"These groups know what the outside world thinks of them and that some of it is considered abuse, but they consider it Biblical," said Joyce. "They consider it Biblical. But they think this is going against my world and my church, so they put with things."
Fletcher is now a 36-year-old mother and lives in Hawaii, but she is in therapy reserved for soldiers of war because of the ritualized trauma.
"My father found a great position," she said. "Most people bend over. I would lie on the bed on my stomach and he would put my face in the pillow so no one would hear me scream. Our hands were underneath our stomach."
Years later, when her father became pastor, he brought the rod and pillow in to demonstrate it to his parishioners.ABC's "20/20" called her father for comment last year, but he refused.

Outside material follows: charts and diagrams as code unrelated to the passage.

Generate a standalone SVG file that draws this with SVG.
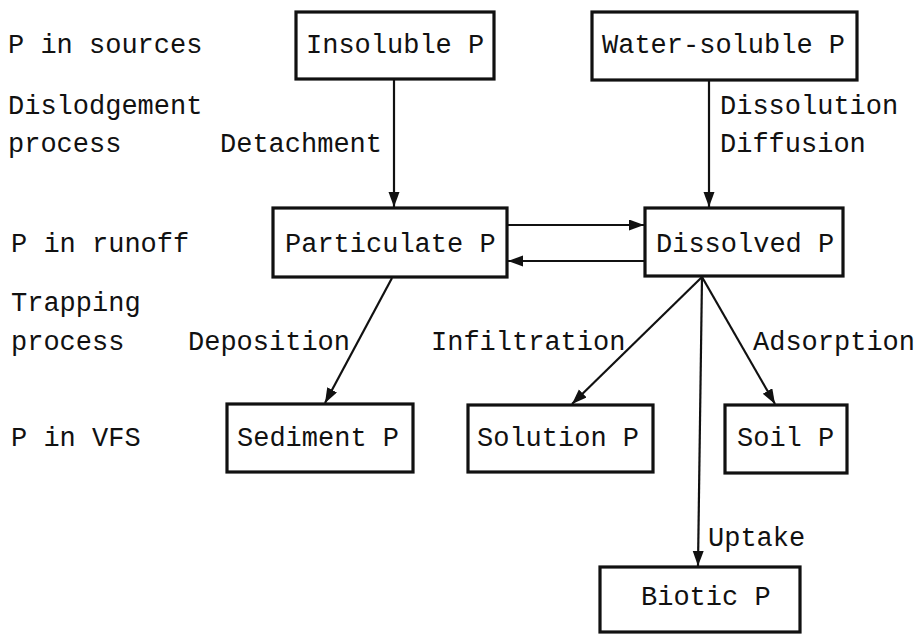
<svg xmlns="http://www.w3.org/2000/svg" width="917" height="634" viewBox="0 0 917 634">
<defs>
<style>
text{font-family:"Liberation Mono","DejaVu Sans Mono",monospace;font-size:27px;letter-spacing:0px;fill:#111}
.box{fill:#fff;stroke:#111;stroke-width:3.2}
.edge{stroke:#111;stroke-width:2.2;fill:none;marker-end:url(#ah)}
</style>
<marker id="ah" markerUnits="userSpaceOnUse" markerWidth="16" markerHeight="12" refX="15" refY="5.5" orient="auto">
<path d="M0,0 L15,5.5 L0,11 z" fill="#111"/>
</marker>
</defs>
<rect width="917" height="634" fill="#fff"/>
<g id="labels">
<text x="8" y="53">P in sources</text>
<text x="8" y="114">Dislodgement</text>
<text x="8" y="152">process</text>
<text x="220" y="152">Detachment</text>
<text x="720" y="114">Dissolution</text>
<text x="720" y="152">Diffusion</text>
<text x="11" y="252">P in runoff</text>
<text x="11" y="311">Trapping</text>
<text x="11" y="350">process</text>
<text x="188" y="350">Deposition</text>
<text x="431" y="350">Infiltration</text>
<text x="753" y="350">Adsorption</text>
<text x="11" y="446">P in VFS</text>
<text x="708" y="546">Uptake</text>
</g>
<g id="connectors">
<line class="edge" x1="394" y1="79" x2="394" y2="207"/>
<line class="edge" x1="709" y1="80" x2="709" y2="207"/>
<line class="edge" x1="507" y1="225" x2="644" y2="225"/>
<line class="edge" x1="645" y1="261" x2="508" y2="261"/>
<line class="edge" x1="392" y1="278" x2="325" y2="403"/>
<line class="edge" x1="702" y1="277" x2="572" y2="404"/>
<line class="edge" x1="702" y1="277" x2="775" y2="404"/>
<line class="edge" x1="702" y1="277" x2="698" y2="566"/>
</g>
<g id="insoluble"><rect class="box" x="296" y="12" width="198" height="67"/><text x="306" y="53">Insoluble P</text></g>
<g id="watersoluble"><rect class="box" x="592" y="12" width="265" height="68"/><text x="602" y="53">Water-soluble P</text></g>
<g id="particulate"><rect class="box" x="273" y="208" width="234" height="69"/><text x="285" y="252">Particulate P</text></g>
<g id="dissolved"><rect class="box" x="645" y="208" width="198" height="68"/><text x="656" y="252">Dissolved P</text></g>
<g id="sediment"><rect class="box" x="227" y="404" width="186" height="68"/><text x="237" y="446">Sediment P</text></g>
<g id="solution"><rect class="box" x="468" y="405" width="185" height="67"/><text x="477" y="446">Solution P</text></g>
<g id="soil"><rect class="box" x="725" y="405" width="122" height="68"/><text x="737" y="446">Soil P</text></g>
<g id="biotic"><rect class="box" x="600" y="567" width="200" height="65"/><text x="641" y="605">Biotic P</text></g>
</svg>
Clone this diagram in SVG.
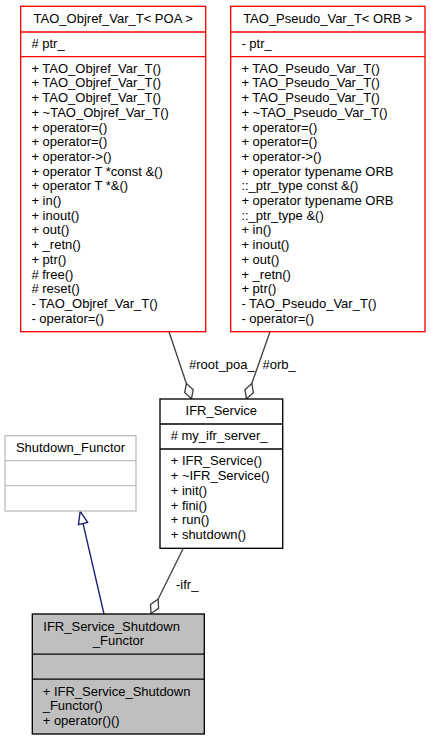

Fletcher's sister, Jocelyn Zichterman, was also abused. They two became activists, and their group,Freedom From Abuse, reaches out to other "survivors" who were indoctrinated into the faith and now want out.
One survivor, Tina Anderson, made headlines when she was raped and impregnated by fellow parishioner at Trinity Baptist Church in Concord, N.H., in 1997 when she was only 14.
Anderson was forced to confess to her pregnancy congregation and was then sent to live with another IFB family in Colorado where she was homeschooled, kept from other teens and eventually put her daughter for adoption.
Anderson's rapist, Ernest Willis, 51, was convicted earlier this year and is now in prison.
Fletcher said they she can never forget the Christian beatings. At its worse when she was 12, she was "swatted" for not properly vacuuming the "fuzzies" underneath the bedroom night stand. Her father chased her around a locked room with a belt, grabbing her hair and beating her endlessly.
"That night I remember looking at my bottom and not seeing any skin color or flesh at all," said Fletcher.
Sometimes the welts would break open and bleed, but her parents never took her to the doctor.
For years, Fletcher thought her upbringing was "normal," but after getting her first job in a hospital emergency room, she realized it was child abuse.
"We had always been told to forgive and forget and it was a real awakening," said Fletcher.